The second part, aiming to give insights concerning the second RQ, followed a comprehensive literature review on EMS application on harbour activities. Through a meta-analysis of the reviewed sources across applications identified from RQ 1, benefits of EMS integration have been quoted, providing indicative outcomes in energy savings and emissions reduction.

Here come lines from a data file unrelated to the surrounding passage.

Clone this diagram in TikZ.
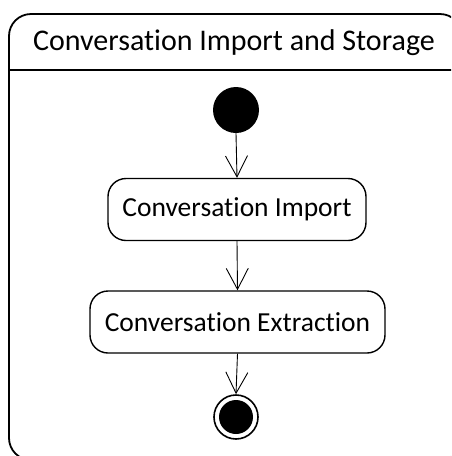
\documentclass[tikz,border=0pt]{standalone}
\usepackage{fontspec}
\setmainfont{Carlito}[Ligatures=NoCommon]
\usetikzlibrary{arrows.meta}
\begin{document}
\begin{tikzpicture}[x=1pt,y=-1pt,
  action/.style={draw,line width=1.4pt,rounded corners=18pt,minimum width=#1,minimum height=62pt,inner sep=0pt,font=\fontsize{27.5}{32}\selectfont},
  flow/.style={line width=0.9pt,-{Straight Barb[length=21pt,width=22pt,line width=0.9pt]}}]
\useasboundingbox (0,0) rectangle (451,456);
\clip (0,0) rectangle (451,456);
\draw[line width=1.8pt,rounded corners=22pt] (9,14) rectangle (462,460);
\draw[line width=1.4pt] (9,70) -- (462,70);
\node[font=\fontsize{30}{35}\selectfont] (title) at (234,43) {Conversation Import and Storage};
\node[circle,fill=black,minimum size=46pt,inner sep=0pt] (start) at (236,110) {};
\node[action=258pt] (imp) at (237,209.5) {Conversation Import};
\node[action=295pt] (ext) at (237.5,322) {Conversation Extraction};
\node[circle,draw,line width=1.6pt,minimum size=44pt,inner sep=0pt] (end) at (236,417) {};
\node[circle,fill=black,minimum size=34pt,inner sep=0pt] (endin) at (end.center) {};
\draw[flow] (start.south) -- (imp.north);
\draw[flow] (imp.south) -- (ext.north);
\draw[flow] (ext.south) -- (end.north);
\end{tikzpicture}
\end{document}
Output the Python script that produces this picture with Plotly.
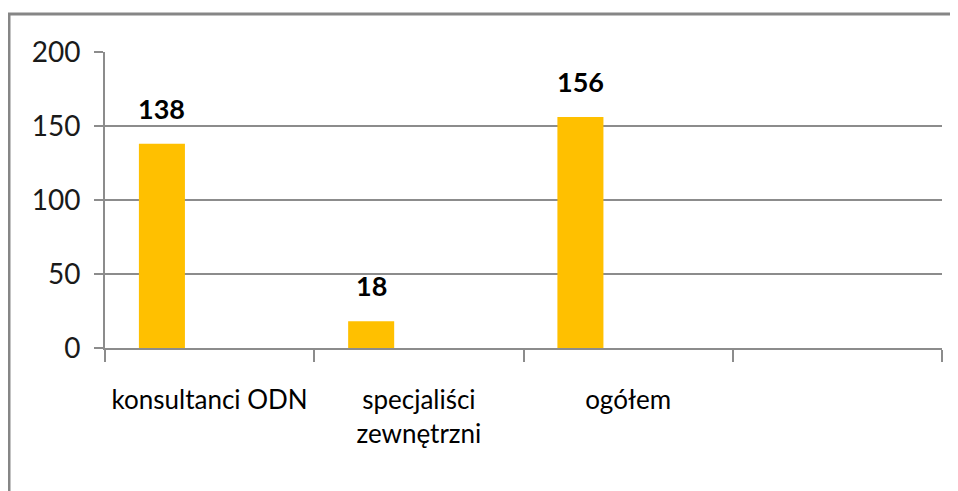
import plotly.graph_objects as go

categories = ["konsultanci ODN", "specjaliści<br>zewnętrzni", "ogółem", " "]
values = [138, 18, 156, None]
y_ticks = [0, 50, 100, 150, 200]

BAR_COLOR = "#FFC000"
GRID = "#8C8C8C"
FONT = "Lato, Liberation Sans, sans-serif"
BAR_OFFSET = -0.338
BAR_WIDTH = 0.22

fig = go.Figure()
fig.add_trace(go.Bar(
    x=categories, y=values,
    marker=dict(color=BAR_COLOR, line=dict(width=0)),
    offset=BAR_OFFSET, width=BAR_WIDTH,
    hoverinfo="skip",
))

for i, v in enumerate(values):
    if v is None:
        continue
    fig.add_annotation(
        x=i + BAR_OFFSET + BAR_WIDTH / 2, y=v, xref="x", yref="y",
        text=f"<b>{v}</b>", showarrow=False, yanchor="bottom", yshift=17,
        font=dict(family=FONT, size=27, color="black"),
    )

fig.add_shape(type="rect", xref="paper", yref="paper",
              x0=-0.1147, x1=1.2, y0=-0.7, y1=1.128,
              line=dict(color="#868686", width=3), layer="below")

fig.update_layout(
    width=958, height=491,
    margin=dict(l=97, r=24, t=44, b=151, autoexpand=False),
    plot_bgcolor="white", paper_bgcolor="white",
    showlegend=False,
    font=dict(family=FONT, size=26, color="black"),
    xaxis=dict(
        type="category", categoryorder="array", categoryarray=categories,
        range=[-0.5, 3.5], showgrid=False, automargin=False, tickangle=0,
        showline=True, linecolor=GRID, linewidth=2,
        ticks="outside", tickson="boundaries", ticklen=12, tickcolor=GRID, tickwidth=2,
        ticklabelstandoff=28,
        tickfont=dict(family=FONT, size=26, color="black"),
    ),
    yaxis=dict(
        range=[0, 200], tickvals=y_ticks, showgrid=True, gridcolor=GRID, gridwidth=2,
        showline=True, linecolor=GRID, linewidth=2, automargin=False,
        ticks="outside", ticklen=9, tickcolor=GRID, tickwidth=2,
        ticklabelstandoff=8, zeroline=False,
        tickfont=dict(family=FONT, size=28, color="#1a1a1a"),
    ),
)

fig.write_html("out.html")
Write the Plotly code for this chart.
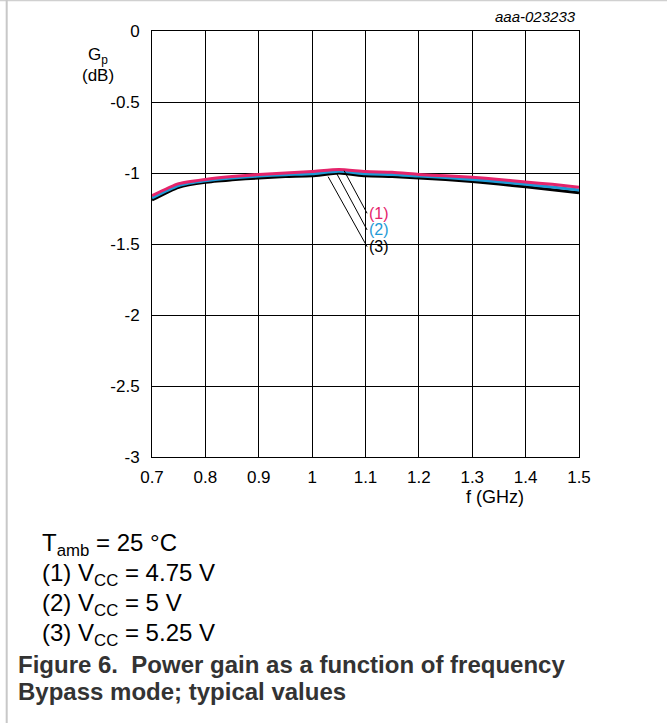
import plotly.graph_objects as go

# ---- data ----
freq = [0.70, 0.75, 0.80, 0.85, 0.90, 0.95, 1.00, 1.05, 1.10, 1.15, 1.20, 1.25, 1.30, 1.35, 1.40, 1.45, 1.50]
gp_1 = [-1.16, -1.075, -1.045, -1.025, -1.010, -1.000, -0.990, -0.975, -0.990, -0.995, -1.010, -1.020, -1.030, -1.045, -1.063, -1.080, -1.100]
gp_2 = [-1.175, -1.088, -1.055, -1.036, -1.022, -1.012, -1.005, -0.987, -1.005, -1.010, -1.022, -1.032, -1.045, -1.061, -1.080, -1.099, -1.120]
gp_3 = [-1.19, -1.100, -1.065, -1.048, -1.035, -1.025, -1.020, -1.000, -1.020, -1.025, -1.035, -1.045, -1.060, -1.078, -1.097, -1.118, -1.140]

series_names = ["(1)", "(2)", "(3)"]
series_colors = ["#e5246b", "#1e9ad6", "#000000"]

# leader lines: start on curve, end at label
leader_x0 = [1.060, 1.0465, 1.030]
leader_y0 = [-0.984, -1.007, -1.026]
leader_x1 = [1.103, 1.103, 1.103]
leader_y1 = [-1.284, -1.401, -1.519]

x_ticks = [0.7, 0.8, 0.9, 1.0, 1.1, 1.2, 1.3, 1.4, 1.5]
x_ticktext = ["0.7", "0.8", "0.9", "1", "1.1", "1.2", "1.3", "1.4", "1.5"]
y_ticks = [0, -0.5, -1, -1.5, -2, -2.5, -3]
y_ticktext = ["0", "-0.5", "-1", "-1.5", "-2", "-2.5", "-3"]

notes = ["T<sub>amb</sub> = 25 °C", "(1) V<sub>CC</sub> = 4.75 V", "(2) V<sub>CC</sub> = 5 V", "(3) V<sub>CC</sub> = 5.25 V"]
caption = ["Figure 6.  Power gain as a function of frequency", "Bypass mode; typical values"]

# ---- layout geometry (pixels) ----
W, H = 667, 723
L, R, T, B = 152, 579, 31, 457
FONT = "Arial, Liberation Sans, sans-serif"


def px2x(px):
    return (px - L) / (R - L)


def py2y(py):
    return (B - py) / (B - T)


fig = go.Figure()

for ys, name, col in reversed(list(zip([gp_1, gp_2, gp_3], series_names, series_colors))):
    fig.add_trace(go.Scatter(x=freq, y=ys, mode="lines", name=name,
                             line=dict(color=col, width=3, shape="spline", smoothing=0.6),
                             showlegend=False, hoverinfo="skip"))

for i in range(3):
    fig.add_trace(go.Scatter(x=[leader_x0[i], leader_x1[i]], y=[leader_y0[i], leader_y1[i]],
                             mode="lines", line=dict(color="black", width=1),
                             showlegend=False, hoverinfo="skip"))

annotations = []
for i in range(3):
    annotations.append(dict(x=leader_x1[i], y=leader_y1[i], xref="x", yref="y",
                            text=series_names[i], showarrow=False, xanchor="left", yanchor="middle",
                            xshift=0, font=dict(family=FONT, size=16, color=series_colors[i])))

annotations.append(dict(x=px2x(578), y=py2y(17), xref="paper", yref="paper", text="<i>aaa-023233</i>",
                        showarrow=False, xanchor="right", yanchor="middle",
                        font=dict(family=FONT, size=15, color="black")))
annotations.append(dict(x=px2x(98), y=py2y(56), xref="paper", yref="paper", text="G<sub>p</sub>",
                        showarrow=False, xanchor="center", yanchor="middle",
                        font=dict(family=FONT, size=17, color="black")))
annotations.append(dict(x=px2x(98), y=py2y(76), xref="paper", yref="paper", text="(dB)",
                        showarrow=False, xanchor="center", yanchor="middle",
                        font=dict(family=FONT, size=17, color="black")))
annotations.append(dict(x=px2x(495), y=py2y(497), xref="paper", yref="paper", text="f (GHz)",
                        showarrow=False, xanchor="center", yanchor="middle",
                        font=dict(family=FONT, size=18, color="black")))

note_y = [544, 574, 604, 634]
for txt, py in zip(notes, note_y):
    annotations.append(dict(x=px2x(40), y=py2y(py), xref="paper", yref="paper", text=txt,
                            showarrow=False, xanchor="left", yanchor="middle",
                            font=dict(family=FONT, size=24, color="black")))
cap_y = [664, 691]
for txt, py in zip(caption, cap_y):
    annotations.append(dict(x=px2x(16), y=py2y(py), xref="paper", yref="paper", text="<b>" + txt + "</b>",
                            showarrow=False, xanchor="left", yanchor="middle",
                            font=dict(family=FONT, size=24, color="#333333")))

shapes = [
    dict(type="line", xref="paper", yref="paper", x0=px2x(0), x1=px2x(W), y0=py2y(0.5), y1=py2y(0.5),
         line=dict(color="#d0d0d0", width=1.5)),
    dict(type="line", xref="paper", yref="paper", x0=px2x(6.7), x1=px2x(6.7), y0=py2y(0), y1=py2y(H),
         line=dict(color="#c8c8c8", width=2)),
]

fig.update_layout(
    width=W, height=H, margin=dict(l=L, r=W - R, t=T, b=H - B, pad=0),
    paper_bgcolor="white", plot_bgcolor="white",
    font=dict(family=FONT, size=17, color="black"),
    annotations=annotations, shapes=shapes, showlegend=False,
    xaxis=dict(range=[0.7, 1.5], tickvals=x_ticks, ticktext=x_ticktext, showgrid=True,
               gridcolor="black", gridwidth=1, showline=True, linecolor="black", linewidth=1,
               mirror=True, zeroline=False, ticks="", ticklabelstandoff=5,
               tickfont=dict(family=FONT, size=17, color="black")),
    yaxis=dict(range=[-3, 0], tickvals=y_ticks, ticktext=y_ticktext, showgrid=True,
               gridcolor="black", gridwidth=1, showline=True, linecolor="black", linewidth=1,
               mirror=True, zeroline=False, ticks="", ticklabelstandoff=8,
               tickfont=dict(family=FONT, size=17, color="black")),
)

fig.write_html("out.html", config={"displayModeBar": False},
               post_script="document.body.style.margin='0';document.body.style.overflow='hidden';")
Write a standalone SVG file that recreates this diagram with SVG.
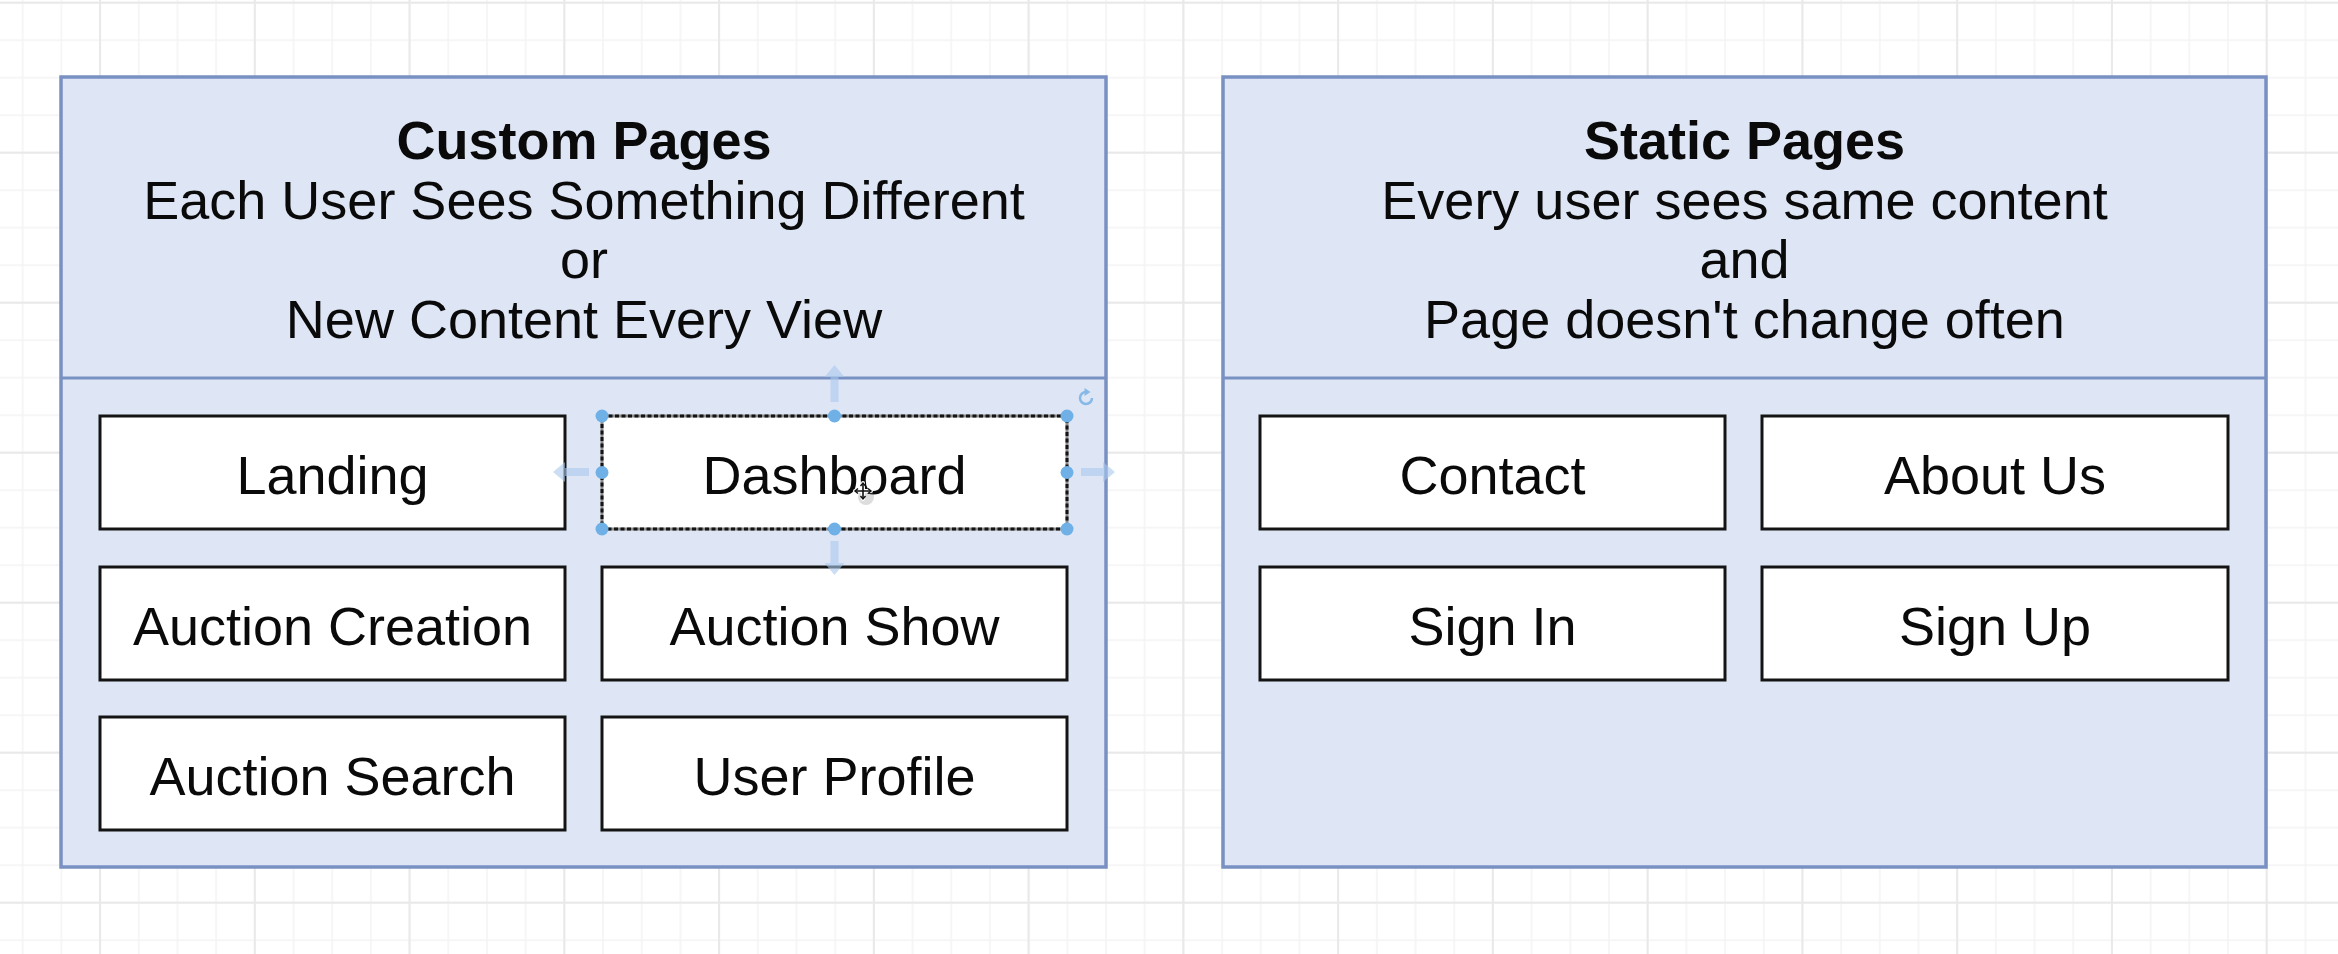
<svg xmlns="http://www.w3.org/2000/svg" width="2338" height="954" viewBox="0 0 2338 954">
  <defs>
    <!-- editor canvas grid: fine lines plus a heavier line every fourth cell -->
    <pattern id="gridMinor" patternUnits="userSpaceOnUse" x="21.7" y="1.7" width="38.69" height="37.5">
      <path d="M1,0 V37.5 M0,1 H38.69" fill="none" stroke="#f4f4f4" stroke-width="1.5"/>
    </pattern>
    <pattern id="gridMajor" patternUnits="userSpaceOnUse" x="253.8" y="1.7" width="154.76" height="150">
      <path d="M1,0 V150 M0,1 H154.76" fill="none" stroke="#e9e9e9" stroke-width="2"/>
    </pattern>
    <style>
      .panel { fill: #dee6f5; stroke: #7890c2; stroke-width: 3.5; }
      .divider { stroke: #7890c2; stroke-width: 3; }
      .box { fill: #ffffff; stroke: #141414; stroke-width: 3; }
      .title { font-family: "Liberation Sans", Arial, sans-serif; font-size: 54px; font-weight: bold; fill: #0a0a0a; text-anchor: middle; }
      .sub { font-family: "Liberation Sans", Arial, sans-serif; font-size: 54px; fill: #0a0a0a; text-anchor: middle; }
      .label { font-family: "Liberation Sans", Arial, sans-serif; font-size: 54px; fill: #0a0a0a; text-anchor: middle; }
      .handle { fill: #6fb0e6; }
      .hint { fill: #a9c8ec; opacity: 0.6; }
    </style>
  </defs>

  <!-- canvas -->
  <rect x="0" y="0" width="2338" height="954" fill="#ffffff"/>
  <rect x="0" y="0" width="2338" height="954" fill="url(#gridMinor)"/>
  <rect x="0" y="0" width="2338" height="954" fill="url(#gridMajor)"/>

  <!-- Custom Pages container -->
  <g id="custom-pages">
    <rect class="panel" x="61" y="77" width="1045" height="790"/>
    <line class="divider" x1="61" y1="378" x2="1106" y2="378"/>
    <text class="title" x="584" y="159">Custom Pages</text>
    <text class="sub" x="584" y="219">Each User Sees Something Different</text>
    <text class="sub" x="584" y="278">or</text>
    <text class="sub" x="584" y="338">New Content Every View</text>
  </g>

  <!-- Static Pages container -->
  <g id="static-pages">
    <rect class="panel" x="1223" y="77" width="1043" height="790"/>
    <line class="divider" x1="1223" y1="378" x2="2266" y2="378"/>
    <text class="title" x="1744.5" y="159">Static Pages</text>
    <text class="sub" x="1744.5" y="219">Every user sees same content</text>
    <text class="sub" x="1744.5" y="278">and</text>
    <text class="sub" x="1744.5" y="338">Page doesn't change often</text>
  </g>

  <!-- custom page nodes -->
  <g id="landing">
    <rect class="box" x="100" y="416" width="465" height="113"/>
    <text class="label" x="332.5" y="494">Landing</text>
  </g>
  <g id="dashboard">
    <rect x="602" y="416" width="465" height="113" fill="#ffffff" stroke="#8c8c8c" stroke-width="3"/>
    <rect x="602" y="416" width="465" height="113" fill="none" stroke="#141414" stroke-width="3" stroke-dasharray="4 2.5"/>
    <text class="label" x="834.5" y="494">Dashboard</text>
  </g>
  <g id="auction-creation">
    <rect class="box" x="100" y="567" width="465" height="113"/>
    <text class="label" x="332.5" y="645">Auction Creation</text>
  </g>
  <g id="auction-show">
    <rect class="box" x="602" y="567" width="465" height="113"/>
    <text class="label" x="834.5" y="645">Auction Show</text>
  </g>
  <g id="auction-search">
    <rect class="box" x="100" y="717" width="465" height="113"/>
    <text class="label" x="332.5" y="795">Auction Search</text>
  </g>
  <g id="user-profile">
    <rect class="box" x="602" y="717" width="465" height="113"/>
    <text class="label" x="834.5" y="795">User Profile</text>
  </g>

  <!-- static page nodes -->
  <g id="contact">
    <rect class="box" x="1260" y="416" width="465" height="113"/>
    <text class="label" x="1492.5" y="494">Contact</text>
  </g>
  <g id="about-us">
    <rect class="box" x="1762" y="416" width="466" height="113"/>
    <text class="label" x="1995" y="494">About Us</text>
  </g>
  <g id="sign-in">
    <rect class="box" x="1260" y="567" width="465" height="113"/>
    <text class="label" x="1492.5" y="645">Sign In</text>
  </g>
  <g id="sign-up">
    <rect class="box" x="1762" y="567" width="466" height="113"/>
    <text class="label" x="1995" y="645">Sign Up</text>
  </g>

  <!-- no edges between pages -->
  <g id="connectors"/>

  <!-- selection overlay on the Dashboard node -->
  <g id="selection">
    <polygon class="hint" points="553,472 565,462 565,468 589,468 589,476 565,476 565,482"/>
    <polygon class="hint" points="1115,472 1103,462 1103,468 1081,468 1081,476 1103,476 1103,482"/>
    <polygon class="hint" points="834.5,365 824.5,377 830.5,377 830.5,402 838.5,402 838.5,377 844.5,377"/>
    <polygon class="hint" points="834.5,575 824.5,563 830.5,563 830.5,541 838.5,541 838.5,563 844.5,563"/>
    <circle class="handle" cx="602" cy="416" r="6.5"/>
    <circle class="handle" cx="834.5" cy="416" r="6.5"/>
    <circle class="handle" cx="1067" cy="416" r="6.5"/>
    <circle class="handle" cx="602" cy="472.5" r="6.5"/>
    <circle class="handle" cx="1067" cy="472.5" r="6.5"/>
    <circle class="handle" cx="602" cy="529" r="6.5"/>
    <circle class="handle" cx="834.5" cy="529" r="6.5"/>
    <circle class="handle" cx="1067" cy="529" r="6.5"/>
    <!-- rotate handle -->
    <path d="M1086,392 A6,6 0 1 0 1092,398" fill="none" stroke="#86b9e8" stroke-width="2.5"/>
    <polygon points="1084.5,388 1090.5,392 1084.5,396" fill="#86b9e8"/>
  </g>

  <!-- move pointer -->
  <g id="pointer">
    <circle cx="866" cy="497" r="8" fill="#777777" opacity="0.25"/>
    <path d="M863,483 V499 M855,491 H871" stroke="#ffffff" stroke-width="4" stroke-linecap="round"/>
    <path d="M863,483 V499 M855,491 H871" stroke="#111111" stroke-width="1.6"/>
    <path d="M860.5,486 L863,483 L865.5,486 M860.5,496 L863,499 L865.5,496 M858,488.5 L855,491 L858,493.5 M868,488.5 L871,491 L868,493.5" fill="none" stroke="#111111" stroke-width="1.4"/>
  </g>
</svg>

The benefits and challenges of EMS integration measures/policies in harbour processes were therefore documented and subsequently assessed via a WSM and sensitivity analyses on weight criteria and scores to highlight the most applicable option depending on the maturity level of EMS implementation in port activities.

To enhance the novelty of this research, a comparative table (

Table 11. Comparison of areas of interest between previous reviews and current review.

Study	Scope/Sector(s)	Port Focus	Methods	Period Covered	Quant Synthesis	Standards/Policy	What This Work Adds
Lee & Cheng [7]	EMS energy savings (general)	No	Narrative review	1980s–2010s	No	–	Added port-specific meta-summary and WSM.
Zia et al. [6]	Microgrid EMS methods	No	Critical review	– 2018	No	–	Harbour operations with quantitative effects.
Iris & Lam [54,55]	Port operations and energy	Yes	Review + optimisation framing	– 2021	No	Smart-grid/RES	Contributed pooled metrics and cost-effectiveness.
Sdoukopoulos et al. [80]	EU port practices	Partial	Review	– 2019	No	ISO/EMS practice	Added PRISMA statement + ranking robustness.
Alamoush et al. [82]	Port GHG measures	Yes	Review	– 2020	No	–	Identification of OPS/lighting/RES impacts across studies.
Sifakis & Tsoutsos [85]	Near-zero energy ports	Yes	Review + scenarios	– 2021	Partial (scenarios)	–	Meta-summarise realised cases and costs.
Sadiq et al. [89]	AI/ML in maritime power systems	Partial	Bibliographic/bibliometric analysis	– 2025	Counts and networks (no meta-analysis)	–	Added harbour-specific pooling, cost-per-tCO2, and WSM ranking.
Mohsendokht et al. [97]	Seaport resilience (ports, networks)	Yes	Critical review	2000–2024	No	Resilience frameworks and policy	Focused on EMS/energy outcomes and sequencing; connected resilience insights to EMS maturity roadmap.
This review	EMS evolution + harbours	Yes	PRISMA + meta-summary + WSM + sensitivity	1973–2025	Yes	ISO 50001/PDCA	Empirical pooling, cost per tCO2, ranked measures with robustness.

) between this research and other reviews on the specific area of interest is presented.

In conclusion, this research confirms that EMSs comprise a cornerstone in sustainability for most energy intensive sectors. Particularly, harbour processes presenting high energy consumption benefit significantly from the adoption of EMSs through enhanced energy control and reduced emissions. However, it is important to apply policies and measures in line with the maturity level in terms of energy management to get a successful outcome in both financial and sustainable fields.